Three crew members who were aboard an aircraft that went down in the Antarctic this past January were officially declared dead by a coroner in New Zealand this week as the inquiry into the accident got underway. The small Twin Otter airplane was en route from the South Pole to an Italian research station near Terra Nova Bay when it crashed into the side of a mountain. Pilot Bob Heath, as well as crew members Mike Denton and Perry Anderson, all lost their lives in the crash.

The fatal accident is under investigation by the Canadian Transport Board but since the plane went down in an area of Antarctica that is under the jurisdiction of New Zealand, a coroner from that country had to make the official pronunciation of the death of the crew. During the inquiry, it was revealed that the plane took off on schedule and that the pilot was checking in every hour of the flight as expected. There were no indications of any problems at all right up until the moment that the emergency beacon went off.
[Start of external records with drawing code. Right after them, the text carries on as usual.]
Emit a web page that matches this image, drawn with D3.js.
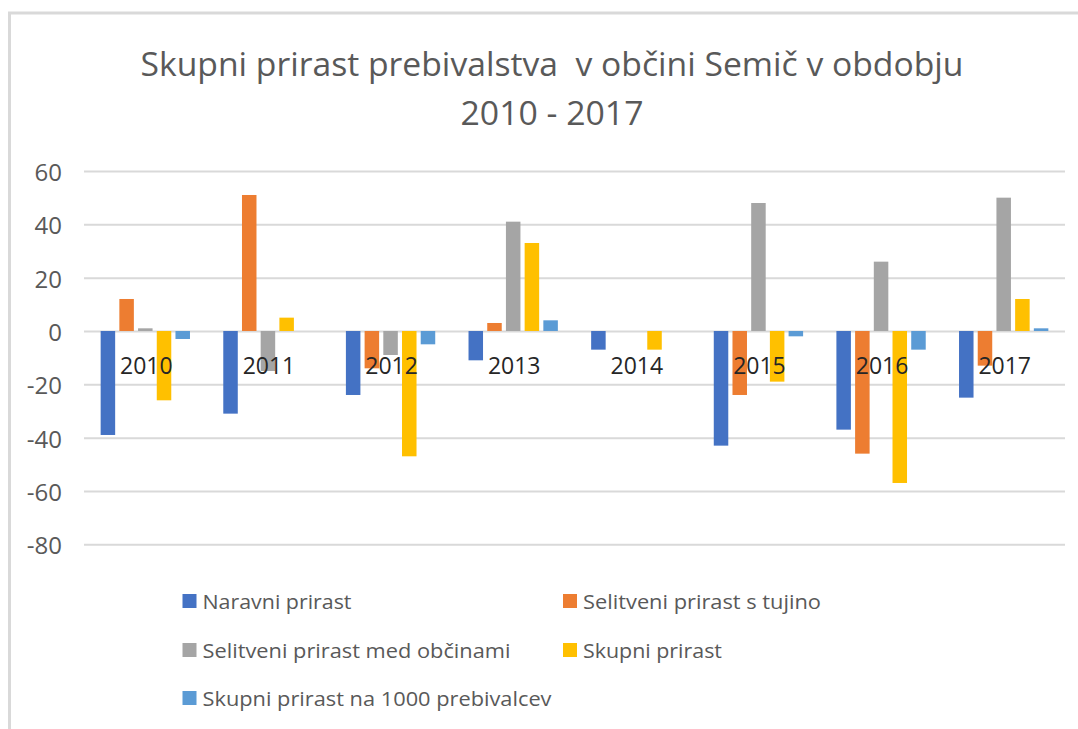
<!DOCTYPE html>
<html>
<head>
<meta charset="utf-8">
<script src="https://cdn.jsdelivr.net/npm/d3@7"></script>
<style>
  html, body { margin: 0; padding: 0; background: #fff; }
  svg { display: block; }
  text { font-family: "Open Sans", "Noto Sans", sans-serif; white-space: pre; }
</style>
</head>
<body>
<svg id="chart" width="1078" height="729"></svg>
<script>
// ---- data ----
const categories = ["2010", "2011", "2012", "2013", "2014", "2015", "2016", "2017"];
const seriesNames = [
  "Naravni prirast",
  "Selitveni prirast s tujino",
  "Selitveni prirast med občinami",
  "Skupni prirast",
  "Skupni prirast na 1000 prebivalcev"
];
const naravni      = [-39, -31, -24, -11, -7, -43, -37, -25];
const sTujino      = [12, 51, -14, 3, 0, -24, -46, -13];
const medObcinami  = [1, -15, -9, 41, 0, 48, 26, 50];
const skupni       = [-26, 5, -47, 33, -7, -19, -57, 12];
const na1000       = [-3, 0, -5, 4, 0, -2, -7, 1];
const yTicks = [-80, -60, -40, -20, 0, 20, 40, 60];
const titleLines = ["Skupni prirast prebivalstva  v občini Semič v obdobju", "2010 - 2017"];

const seriesValues = [naravni, sTujino, medObcinami, skupni, na1000];
const colors = ["#4472C4", "#ED7D31", "#A5A5A5", "#FFC000", "#5B9BD5"];

// ---- layout ----
const svg = d3.select("#chart");
const plotLeft = 84, plotRight = 1065;

// chart border (top and left visible)
svg.append("line").attr("x1", 8).attr("x2", 1078).attr("y1", 13).attr("y2", 13)
  .attr("stroke", "#d9d9d9").attr("stroke-width", 3);
svg.append("line").attr("x1", 9.5).attr("x2", 9.5).attr("y1", 12).attr("y2", 729)
  .attr("stroke", "#d9d9d9").attr("stroke-width", 3);

// title
const titleWidths = [823, 183];
const titleY = [63, 112];
svg.selectAll("text.title").data(titleLines).join("text")
  .attr("class", "title")
  .attr("x", 552)
  .attr("y", (d, i) => titleY[i])
  .attr("text-anchor", "middle")
  .attr("dominant-baseline", "central")
  .attr("font-size", 33)
  .attr("fill", "#595959")
  .attr("textLength", (d, i) => titleWidths[i])
  .attr("lengthAdjust", "spacingAndGlyphs")
  .text(d => d);

// scales
const y = d3.scaleLinear().domain([-80, 60]).range([544.3, 171]);
const x0 = d3.scaleBand().domain(categories).range([plotLeft, plotRight]).paddingInner(0).paddingOuter(0);
const x1 = d3.scaleBand().domain(d3.range(seriesNames.length)).range([0, x0.bandwidth()])
  .paddingInner(0.2246).paddingOuter(0.89);

// y axis with gridlines
const yAxis = d3.axisLeft(y).tickValues(yTicks)
  .tickSize(-(plotRight - plotLeft)).tickPadding(22)
  .tickFormat(d => String(d));
const gy = svg.append("g").attr("transform", `translate(${plotLeft},0)`).call(yAxis);
gy.select(".domain").remove();
gy.selectAll(".tick line").attr("stroke", "#d9d9d9").attr("stroke-width", 2);
gy.selectAll(".tick text")
  .attr("font-family", "'Open Sans', sans-serif")
  .attr("font-size", 24).attr("fill", "#595959")
  .attr("dy", null).attr("dominant-baseline", "central");

// bars
const groups = svg.append("g").selectAll("g").data(categories).join("g")
  .attr("transform", d => `translate(${x0(d)},0)`);
groups.selectAll("rect")
  .data((c, ci) => seriesValues.map((vals, si) => ({ si, v: vals[ci] })))
  .join("rect")
  .attr("x", d => x1(d.si))
  .attr("width", x1.bandwidth())
  .attr("y", d => y(Math.max(0, d.v)))
  .attr("height", d => Math.abs(y(d.v) - y(0)))
  .attr("fill", d => colors[d.si]);

// category labels (next to axis, drawn on top)
svg.append("g").selectAll("text").data(categories).join("text")
  .attr("x", d => x0(d) + x0.bandwidth() / 2 + 1)
  .attr("y", 365)
  .attr("text-anchor", "middle")
  .attr("dominant-baseline", "central")
  .attr("font-size", 23)
  .attr("fill", "#262626")
  .text(d => d);

// legend
const legendPos = [
  { x: 182.5, y: 601, w: 149 },
  { x: 563, y: 601, w: 238 },
  { x: 182.5, y: 650, w: 308 },
  { x: 563, y: 650, w: 139 },
  { x: 182.5, y: 698, w: 349 }
];
const lg = svg.append("g").selectAll("g").data(seriesNames).join("g")
  .attr("transform", (d, i) => `translate(${legendPos[i].x},${legendPos[i].y})`);
lg.append("rect").attr("x", 0).attr("y", -7).attr("width", 14).attr("height", 14)
  .attr("fill", (d, i) => colors[i]);
lg.append("text").attr("x", 20).attr("y", 0)
  .attr("dominant-baseline", "central")
  .attr("font-size", 20).attr("fill", "#595959")
  .attr("textLength", (d, i) => legendPos[i].w)
  .attr("lengthAdjust", "spacingAndGlyphs")
  .text(d => d);
</script>
</body>
</html>
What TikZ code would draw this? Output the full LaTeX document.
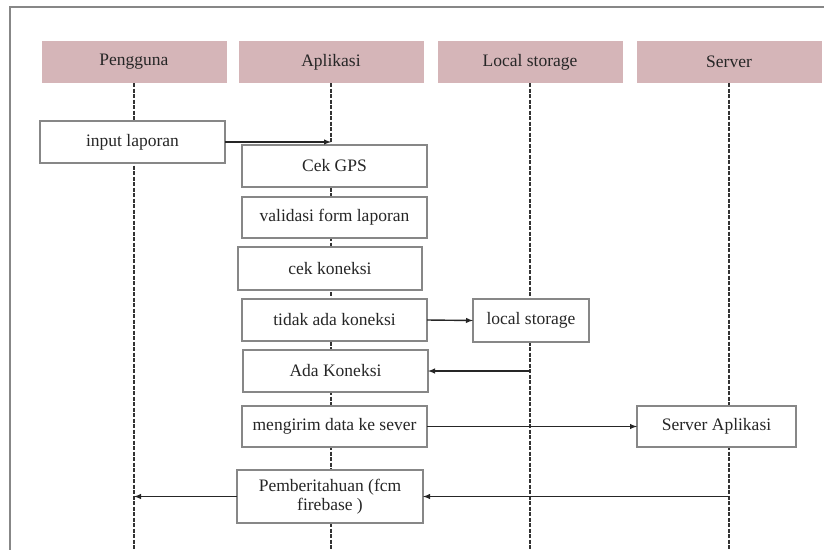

While the report hasn’t been able to reveal any mechanical issues with the aircraft, the judge overhearing the investigation stopped short of saying pilot error was the cause of the plane crash. Instead, he seemed to place the blame on the harsh conditions in Antarctica, which could pose problems even for very experienced pilots.The judge also expressed his admiration for the search and rescue teams that put their lives on the line in an attempt to find the missing plane in January. When the aircraft went down, a multinational effort was launched with the hopes of finding survivors. A SAR team even climbed the treacherous slopes of Mount Elizabeth to get a first hand account of the crash site.

Another team is planning to return in October to recover the bodies of the three men which were impossible to retrieve in the deteriorating conditions at the time.